3.憲法案作成スタッフの能力と期間を問題とする

 「押しつけ改正論者」が強調する主張に、

  1. GHQ案の作成スタッフには憲法学者は一人もいなかった
  2. しかも作成期間は10日間であった

というものがあります。

 憲法の制定過程についてほとんど知らない人か、あるいは、世の中で起きていることを表面的にしか受け止められず、あまりものごとを深く考えることができない人ほど、この主張を受け入れる傾向にあります。

 しかし、仮に制憲過程についての知識がなくても、多少なりとも現実感覚のある人ならば、こういう主張を簡単に受け入れることはないでしょう。それはおそらく

専門知識もなく、十分な準備もなくして作られたものが、40年も50年もさほど大きな破綻を見せなかったのは、どうしてだろうか?

という至極当然な疑問がおきて、直感的に「やはりなにか理由があるはずだ」と考えてしまうからです。

 さらに、ある程度、制憲過程について知識のある人ならば、このふたつの指摘はひどく皮肉なものに思えるのではないでしょうか。なぜなら、GHQが憲法案を作成することになったきっかけである当時の「政府案」を検討していた松本委員会こそ、

当時の我が国における最高水準の憲法学者を集めたものであり
少なくとも3か月間の検討期間があった

にもかかわらず、お粗末きわまりない改正案しかまとめられなかったという事実をご存じでしょうから・・・。

§

 「GHQ案の作成スタッフに憲法の専門家は一人もいなかった」ということをもって、だから現行憲法の質が悪いかのように主張する人がいます。そういう人に「おっしゃるような悪さが出ている具体的なところはどこですか?」と尋ねると、せいぜい「戦争放棄」条項をあげる程度で、その後に答えが続かないことが多いのです。不思議な話です。もっとたくさん例をあげることができてはじめて、「これほど問題が多いのは・・・」というのが論理的必然というものでしょうに。

 「憲法制定過程覚え書」(有斐閣:1979)の中で田中英夫は次のように書いています。

「・・・憲法の理論の研究ならば、専門の学者が秀れているのが当然である。しかし、憲法のドラフティングについては、必ずしもそうとはいえない。技術性が強く、細部までルールを設けなければならない分野とは異なり、国の統治の機構の大綱を定める憲法については、法律学の素養があれば、さまざまの文献を参照しながらドラフティングにあたることは、それほど至難事ではない。むしろ、そこで第一に要請されるのは、一国の今後のあるべき姿に対する洞察という、ステーツマンシップなのである。」

 長々と引用したのは、この節で扱っている問題以外にも関わる意味を持つと考えたからです。

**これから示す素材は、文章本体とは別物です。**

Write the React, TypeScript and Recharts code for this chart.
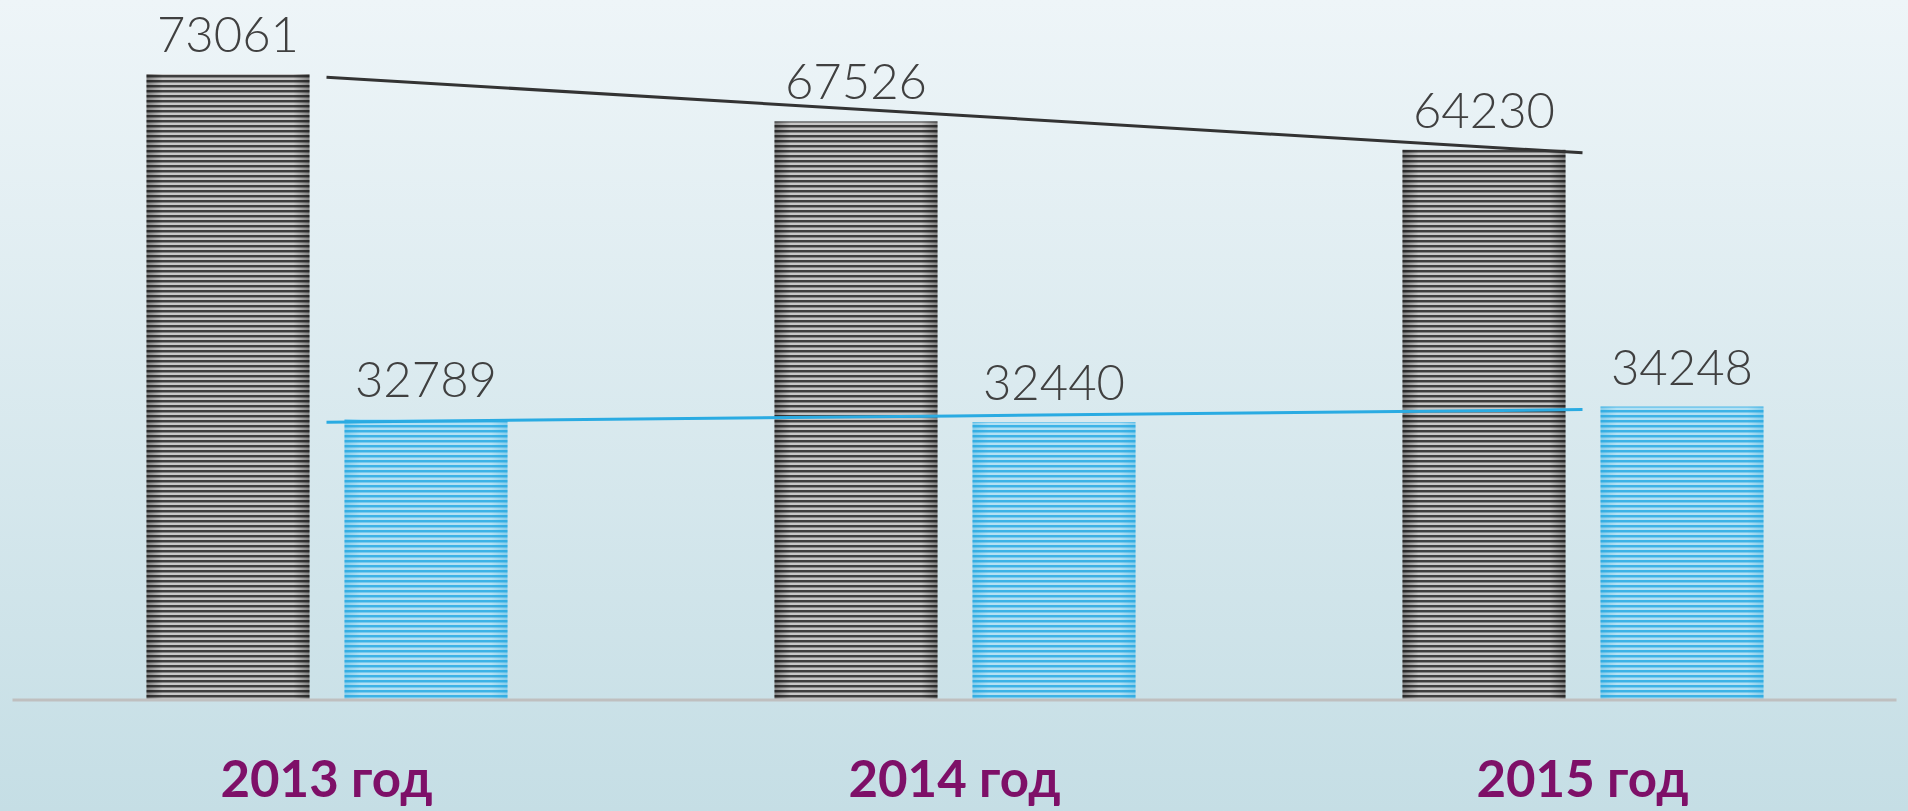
import { ComposedChart, Bar, Line, XAxis, YAxis, LabelList } from 'recharts'

const years = ['2013 год', '2014 год', '2015 год']
const darkValues = [73061, 67526, 64230]
const blueValues = [32789, 32440, 34248]
// linear trend lines as drawn in the picture
const darkTrend = [72690, 68270, 63860]
const blueTrend = [32430, 33160, 33890]

const data = years.map((year, i) => ({
  year,
  dark: darkValues[i],
  blue: blueValues[i],
  darkTrend: darkTrend[i],
  blueTrend: blueTrend[i],
}))

function StripedBar(props: any) {
  const { x, y, width, height, kind } = props
  if (!height || height <= 0) return null
  return (
    <g>
      <rect x={x} y={y} width={width} height={height} fill={`url(#stripes-${kind})`} />
      <rect x={x} y={y} width={width} height={height} fill={`url(#edge-${kind})`} />
    </g>
  )
}

function YearTick(props: any) {
  const { x, y, payload } = props
  return (
    <text
      x={x}
      y={y + 89}
      textAnchor="middle"
      fill="#7e1068"
      fontSize={51}
      fontWeight={700}
      fontFamily="Lato, 'Liberation Sans', sans-serif"
    >
      {payload.value}
    </text>
  )
}

export default function App() {
  return (
    <div
      style={{
        position: 'absolute',
        left: 0,
        top: 0,
        width: 1908,
        height: 811,
        background: 'linear-gradient(to bottom, #eef5f8 0%, #c5dee5 100%)',
      }}
    >
      <ComposedChart
        width={1908}
        height={811}
        data={data}
        margin={{ top: 74, right: 11.5, left: 12.5, bottom: 11 }}
        barSize={163}
        barGap={35}
      >
        <defs>
          <pattern id="stripes-dark" patternUnits="userSpaceOnUse" width={8} height={5}>
            <rect x={0} y={0} width={8} height={2} fill="#3e3e3e" />
            <rect x={0} y={2} width={8} height={1} fill="#858585" />
            <rect x={0} y={3} width={8} height={2} fill="#c6c6c6" />
          </pattern>
          <pattern id="stripes-blue" patternUnits="userSpaceOnUse" width={8} height={5}>
            <rect x={0} y={0} width={8} height={2} fill="#3db3e6" />
            <rect x={0} y={2} width={8} height={1} fill="#79caee" />
            <rect x={0} y={3} width={8} height={2} fill="#b3e1f4" />
          </pattern>
          <linearGradient id="edge-dark" x1="0" y1="0" x2="1" y2="0">
            <stop offset="0%" stopColor="#000" stopOpacity={0.35} />
            <stop offset="10%" stopColor="#000" stopOpacity={0} />
            <stop offset="90%" stopColor="#000" stopOpacity={0} />
            <stop offset="100%" stopColor="#000" stopOpacity={0.35} />
          </linearGradient>
          <linearGradient id="edge-blue" x1="0" y1="0" x2="1" y2="0">
            <stop offset="0%" stopColor="#1a9fd8" stopOpacity={0.3} />
            <stop offset="10%" stopColor="#1a9fd8" stopOpacity={0} />
            <stop offset="90%" stopColor="#1a9fd8" stopOpacity={0} />
            <stop offset="100%" stopColor="#1a9fd8" stopOpacity={0.3} />
          </linearGradient>
        </defs>
        <XAxis
          dataKey="year"
          height={100}
          axisLine={{ stroke: '#bfbfbf', strokeWidth: 3 }}
          tickLine={false}
          tick={<YearTick />}
          interval={0}
        />
        <YAxis hide domain={[0, 'dataMax']} />
        <Bar
          dataKey="dark"
          isAnimationActive={false}
          shape={(p: any) => <StripedBar {...p} kind="dark" />}
        >
          <LabelList
            dataKey="dark"
            position="top"
            offset={22}
            fill="#404040"
            fontSize={49}
            fontWeight={300}
            fontFamily="Lato, 'Liberation Sans', sans-serif"
          />
        </Bar>
        <Bar
          dataKey="blue"
          isAnimationActive={false}
          shape={(p: any) => <StripedBar {...p} kind="blue" />}
        >
          <LabelList
            dataKey="blue"
            position="top"
            offset={22}
            fill="#404040"
            fontSize={49}
            fontWeight={300}
            fontFamily="Lato, 'Liberation Sans', sans-serif"
          />
        </Bar>
        <Line
          dataKey="darkTrend"
          type="linear"
          stroke="#333333"
          strokeWidth={3}
          dot={false}
          activeDot={false}
          isAnimationActive={false}
        />
        <Line
          dataKey="blueTrend"
          type="linear"
          stroke="#2aabe2"
          strokeWidth={3}
          dot={false}
          activeDot={false}
          isAnimationActive={false}
        />
      </ComposedChart>
    </div>
  )
}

 「GHQ案の作成スタッフに憲法の専門家は一人もいなかった」ということを云々する人に再度お尋ねしたいことがあります。

 
「帝国憲法の有力な起草者であった伊藤博文は憲法の専門家だったのでしょうか?」と。

§

 同様に、「GHQ案の作成期間はわずか10日間であった」ということも、本末を転倒した主張でしょう。「第何条のここと第何条のあそこの不具合は、GHQ案のここが原因で、それは検討期間がなかったせいだ」という指摘をしてはじめて主張できることを、「10日間で作られたのだから粗雑なはずだ」などと主張するようでは、「そういうあなたの頭の方が粗雑だ」といわれても文句は言えないでしょう。

 GHQ案を見てみれば、多少ともセンスのある人ならば、

  1. なにかベースになるものがあったのではないか
  2. ある程度事前の準備がしてあったに違いない

と疑うのが当然ではないかと思います。

 答えは、「イエス」です。

 帝国憲法制定の前にも民間にいくつかの憲法案があったように、この時も在野で新憲法案を検討する動きがいろいろあったのです。

 GHQは、これらをウォッチしつつ、中でも
鈴木安蔵・高野岩三郎らの憲法研究会が1945年12月26日に発表した憲法改正要綱に注目し、年内に英訳を用意し、翌年1月11日には内容を評価した内部文書をまとめていました。そして、これがGHQ案作成のベースとなったのです。

 事実を見ようとしない「押しつけ改正論者」には衝撃的かもしれませんが、
GHQ案は100%アメリカ製ではなかったのです。

 また、GHQ案作成スタッフのうち何人かは、いずれ提出されるであろう日本政府案をめぐるやり取りに備えて、日本の政治制度に関する調査を行っていました。たとえば、地方行政を担当したティルトンは、既に1945年10月末から東大の田中二郎教授の教室に週2回程度通ってレクチャーを受けていたといいます。

 このような背景と準備があって作成された憲法改正案であったからこそ、10年、20年、・・・の命を保ち、50年を経てさすがにほころびが見えるという現在を迎えたのです。